Last night I made a special appearance at the bar I used to work at to fill in a few empty spots on one of the busiest bar days of the year: Halloween weekend and Day Light Savings Day. (You'd actually be surprised how excited people get with this whole "We have an extra hour to be at the bar!" Really excited. Which I'm sure is awesome when you're on the other side of the bar and not tired and still exhausted from your night before Halloween party that may or may not had included dirty dancing with a Teenage Mutant Ninja Turtle.).
Anyway, also working the bar with me as a "one time only" bartender was my good friend Josh. We work together often. At coffee shops. Not at gay bars. But there we were with loud dance music screaming through the bar speakers and bottles sliding in and out of our hands.
See he's just cool like that. He's straight. He's got a fiance at home. He's all Josh and stuff who also doesn't mind crawling behind a bar and slinging drinks to help out a friend. That's just the type of guy he is. A good friend. A good person.
You will meet a lot of people. Tons. All the time. Some of those people are people you happy just to have a quick conversation with while in line at Starbuck's. Some people you only need to have around occasionally. Then there are others that you finally realize have defined you and will continue in aiding that definition as your friendship grows. They are the ones you owe forever "Thank Yous" to not for helping you hang picture frames or listen to you whine about that really really really bad date, but for just being there and rubbing off that high-end quality person vibe they radiate so naturally. They don't come around often.
"You guys are like a duo! You're like an act! You work well together!" says one of the guys that Josh and I had been serving for a few hours as I hand him back his change. "You get each other. You can just tell. You should do this more often!" He sways his arms around the bar to signify 'bartend together'.

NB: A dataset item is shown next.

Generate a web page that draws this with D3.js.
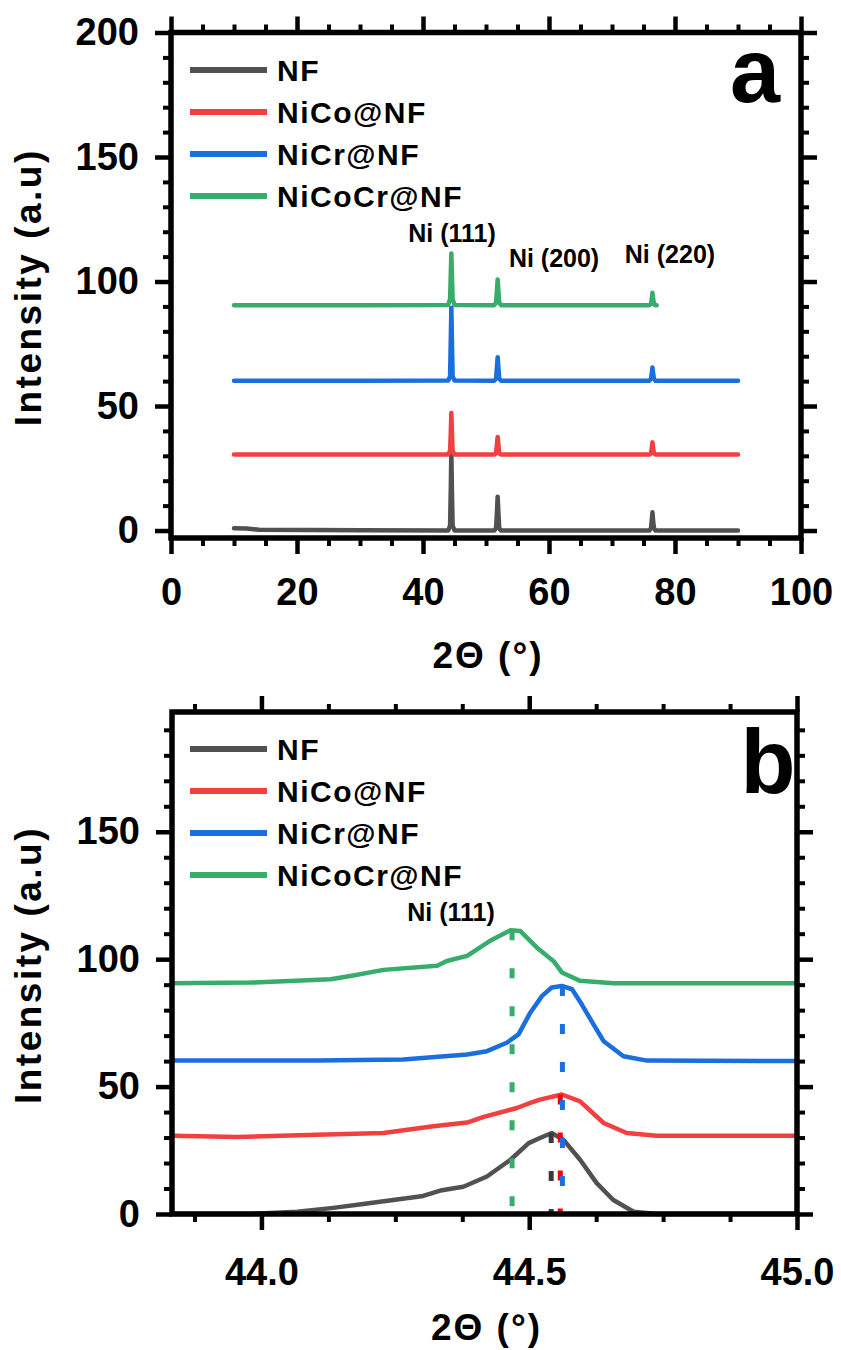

And as I look at Josh handing a beer to a girl that probably doesn't really need another beer, I totally agree with the guy. Not with bartending. We both(yes, I'm going to say this at the risk of being moaned at by everyone older than me) are getting to old to stay out past our bedtimes. But I agree that I should do this more often: have moments when you realize you are a better person for the good friends in life.
It's funny. Some people spend their lives looking for that one love. The core shaker. The type of love that you see in movies with Richard Gere or Meg Ryan. But, in life, you are more lucky if you meet a friend that makes you look across a gay bar in the mist of coasters and drinks and drunk people and Madonna remixes and say to yourself: Dang, he rules.